A crise em Falluja acontece em antecipação às próximas eleições iraquianas, depois que o primeiro-ministro expressou publicamente planos de tentar um terceiro mandato. “Atacando agora, Maliki garantiu o apoio dos xiitas iraquianos”, disse Feisal Istrabadi, diretor do Centro de Estudos do Oriente Médio da Indiana University Bloomington. “Antes do lançamento dessa operação, ele era muito criticado dentro da própria coalizão xiita por sua má gestão numa série de questões, incluindo suas tendências cada vez mais autoritárias”, continuou Istrabadi, que foi representante permanente do Iraque na ONU de 2004 a 2010. “A operação em Al-Anbar silenciou inteiramente todas as críticas. Se nada sair catastroficamente errado nos próximos três meses, Maliki com certeza será reeleito.”

Mesmo que a operação ajude Maliki na eleição, parece improvável que isso seja mais que uma solução de curto prazo. Al-Anbar, com seu vasto terreno desértico, é um lugar difícil de controlar, então, provavelmente, continuará sendo um santuário para insurgentes na falta de reformas significativas, reconciliação nacional ou investimentos do governo que inverteriam o extremismo no local.

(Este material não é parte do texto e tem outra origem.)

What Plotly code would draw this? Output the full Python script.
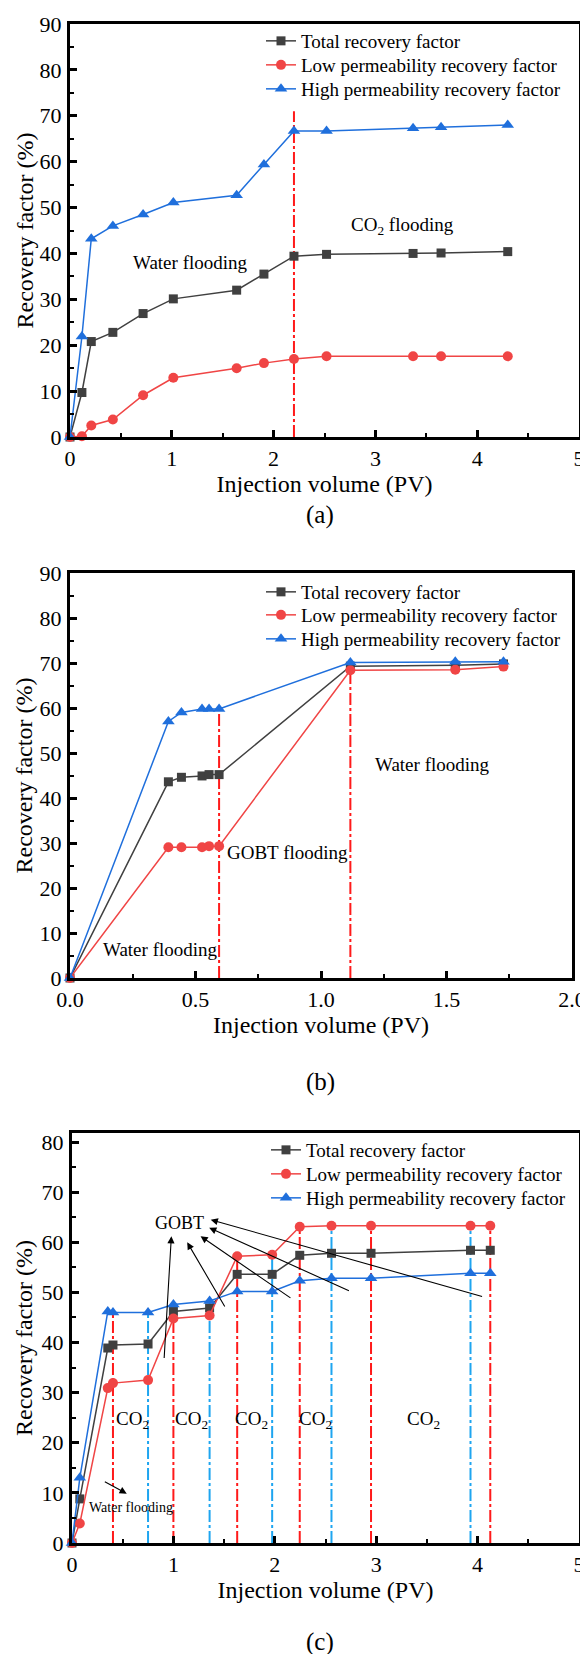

Ammar al Hakim, um importante político xiita e líder da Assembleia Suprema Islâmica do Iraque, sugeriu, no sábado passado, que o governo central iraquiano invista US$4 bilhões em infraestrutura, o que geraria muitos empregos. Ele também sugeriu que o governo central distribuísse uma quantia separada para xeques e líderes tribais, para combater insurgentes e manter a estabilidade.

Parece uma boa ideia, é uma pena que as sugestões estejam sendo feitas em resposta a um conflito que já começou; talvez fosse melhor se a liderança xiita tivesse tentado evitar o confronto em primeiro lugar.